Exercise instructions:
Starting with the first line below, extract each line through the one that contains "s4_end_t = 23.0", inclusive, excluding pictures.

Data segment:
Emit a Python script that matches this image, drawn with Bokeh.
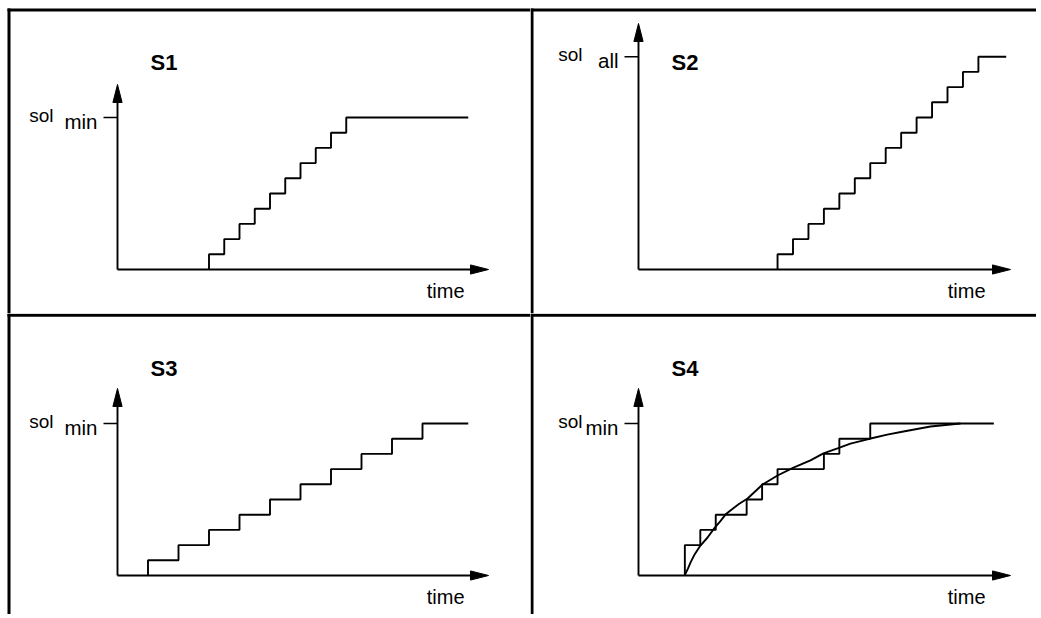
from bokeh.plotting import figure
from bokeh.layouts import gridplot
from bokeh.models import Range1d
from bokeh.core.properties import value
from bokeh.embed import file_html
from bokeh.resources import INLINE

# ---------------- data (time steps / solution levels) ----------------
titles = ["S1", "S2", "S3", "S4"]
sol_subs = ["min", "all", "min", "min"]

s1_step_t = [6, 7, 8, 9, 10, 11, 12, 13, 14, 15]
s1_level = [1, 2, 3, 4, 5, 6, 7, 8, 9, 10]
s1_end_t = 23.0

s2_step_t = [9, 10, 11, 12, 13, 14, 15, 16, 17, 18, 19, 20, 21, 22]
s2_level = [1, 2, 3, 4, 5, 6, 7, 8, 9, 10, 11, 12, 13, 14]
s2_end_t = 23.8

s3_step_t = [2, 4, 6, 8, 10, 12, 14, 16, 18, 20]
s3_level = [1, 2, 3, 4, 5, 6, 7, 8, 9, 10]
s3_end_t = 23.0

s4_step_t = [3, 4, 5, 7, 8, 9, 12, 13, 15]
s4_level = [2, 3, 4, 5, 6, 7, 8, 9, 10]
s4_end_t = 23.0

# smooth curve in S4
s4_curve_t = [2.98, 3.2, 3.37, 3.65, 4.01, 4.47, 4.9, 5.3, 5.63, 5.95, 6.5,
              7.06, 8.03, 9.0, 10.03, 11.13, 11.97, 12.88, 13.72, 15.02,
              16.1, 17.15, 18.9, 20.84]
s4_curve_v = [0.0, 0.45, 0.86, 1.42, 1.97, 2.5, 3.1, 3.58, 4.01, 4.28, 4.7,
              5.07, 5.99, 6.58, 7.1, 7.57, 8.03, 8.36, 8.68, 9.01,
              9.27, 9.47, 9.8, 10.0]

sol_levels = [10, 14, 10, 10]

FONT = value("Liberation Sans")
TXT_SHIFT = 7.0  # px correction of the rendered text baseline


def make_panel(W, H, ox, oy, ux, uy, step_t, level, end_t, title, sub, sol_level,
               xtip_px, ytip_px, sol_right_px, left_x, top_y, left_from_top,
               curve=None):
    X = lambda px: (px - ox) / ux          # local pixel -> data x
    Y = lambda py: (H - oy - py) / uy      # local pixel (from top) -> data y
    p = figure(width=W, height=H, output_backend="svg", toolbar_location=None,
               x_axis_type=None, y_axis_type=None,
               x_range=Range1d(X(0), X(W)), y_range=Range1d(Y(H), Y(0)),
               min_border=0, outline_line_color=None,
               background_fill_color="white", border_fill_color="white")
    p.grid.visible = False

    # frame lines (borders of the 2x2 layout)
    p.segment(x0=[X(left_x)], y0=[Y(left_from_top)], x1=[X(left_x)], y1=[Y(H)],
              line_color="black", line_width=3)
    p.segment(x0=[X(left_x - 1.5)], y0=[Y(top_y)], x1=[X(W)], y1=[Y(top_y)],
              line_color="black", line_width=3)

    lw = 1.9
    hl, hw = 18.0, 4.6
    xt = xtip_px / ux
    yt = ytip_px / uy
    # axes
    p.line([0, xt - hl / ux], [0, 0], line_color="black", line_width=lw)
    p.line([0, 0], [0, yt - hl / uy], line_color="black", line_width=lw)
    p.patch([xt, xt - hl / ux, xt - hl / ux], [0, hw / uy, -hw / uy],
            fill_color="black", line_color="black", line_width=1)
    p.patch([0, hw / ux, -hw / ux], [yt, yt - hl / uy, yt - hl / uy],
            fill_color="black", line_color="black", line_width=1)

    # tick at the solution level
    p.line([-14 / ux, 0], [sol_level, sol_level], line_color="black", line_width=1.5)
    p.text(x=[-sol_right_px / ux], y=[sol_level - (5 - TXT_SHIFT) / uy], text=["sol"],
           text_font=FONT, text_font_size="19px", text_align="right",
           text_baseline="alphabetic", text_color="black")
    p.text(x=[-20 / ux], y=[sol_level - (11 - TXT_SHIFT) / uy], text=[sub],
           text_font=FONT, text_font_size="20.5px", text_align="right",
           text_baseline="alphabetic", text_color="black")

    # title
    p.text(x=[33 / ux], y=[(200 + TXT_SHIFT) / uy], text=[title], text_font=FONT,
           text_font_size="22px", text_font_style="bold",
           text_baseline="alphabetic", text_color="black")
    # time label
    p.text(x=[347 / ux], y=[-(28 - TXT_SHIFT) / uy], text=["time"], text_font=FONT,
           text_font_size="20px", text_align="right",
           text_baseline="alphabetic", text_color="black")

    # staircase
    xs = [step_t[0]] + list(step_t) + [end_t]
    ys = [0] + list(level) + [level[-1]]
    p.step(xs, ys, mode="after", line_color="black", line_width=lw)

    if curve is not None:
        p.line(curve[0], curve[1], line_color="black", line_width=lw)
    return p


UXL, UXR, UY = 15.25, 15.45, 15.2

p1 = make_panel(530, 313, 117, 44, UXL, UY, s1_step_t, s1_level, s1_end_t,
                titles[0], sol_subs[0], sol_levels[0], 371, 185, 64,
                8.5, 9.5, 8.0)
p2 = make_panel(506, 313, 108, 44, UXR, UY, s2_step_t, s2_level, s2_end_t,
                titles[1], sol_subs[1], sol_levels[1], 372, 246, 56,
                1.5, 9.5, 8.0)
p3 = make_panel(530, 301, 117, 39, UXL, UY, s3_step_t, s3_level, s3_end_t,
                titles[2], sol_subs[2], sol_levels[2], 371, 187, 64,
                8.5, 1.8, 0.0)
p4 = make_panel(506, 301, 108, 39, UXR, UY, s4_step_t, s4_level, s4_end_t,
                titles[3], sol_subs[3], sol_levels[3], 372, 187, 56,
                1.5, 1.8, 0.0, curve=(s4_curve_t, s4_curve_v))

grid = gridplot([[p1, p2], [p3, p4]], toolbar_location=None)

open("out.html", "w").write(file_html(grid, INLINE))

Written answer:
Emit a Python script that matches this image, drawn with Bokeh.
from bokeh.plotting import figure
from bokeh.layouts import gridplot
from bokeh.models import Range1d
from bokeh.core.properties import value
from bokeh.embed import file_html
from bokeh.resources import INLINE

# ---------------- data (time steps / solution levels) ----------------
titles = ["S1", "S2", "S3", "S4"]
sol_subs = ["min", "all", "min", "min"]

s1_step_t = [6, 7, 8, 9, 10, 11, 12, 13, 14, 15]
s1_level = [1, 2, 3, 4, 5, 6, 7, 8, 9, 10]
s1_end_t = 23.0

s2_step_t = [9, 10, 11, 12, 13, 14, 15, 16, 17, 18, 19, 20, 21, 22]
s2_level = [1, 2, 3, 4, 5, 6, 7, 8, 9, 10, 11, 12, 13, 14]
s2_end_t = 23.8

s3_step_t = [2, 4, 6, 8, 10, 12, 14, 16, 18, 20]
s3_level = [1, 2, 3, 4, 5, 6, 7, 8, 9, 10]
s3_end_t = 23.0

s4_step_t = [3, 4, 5, 7, 8, 9, 12, 13, 15]
s4_level = [2, 3, 4, 5, 6, 7, 8, 9, 10]
s4_end_t = 23.0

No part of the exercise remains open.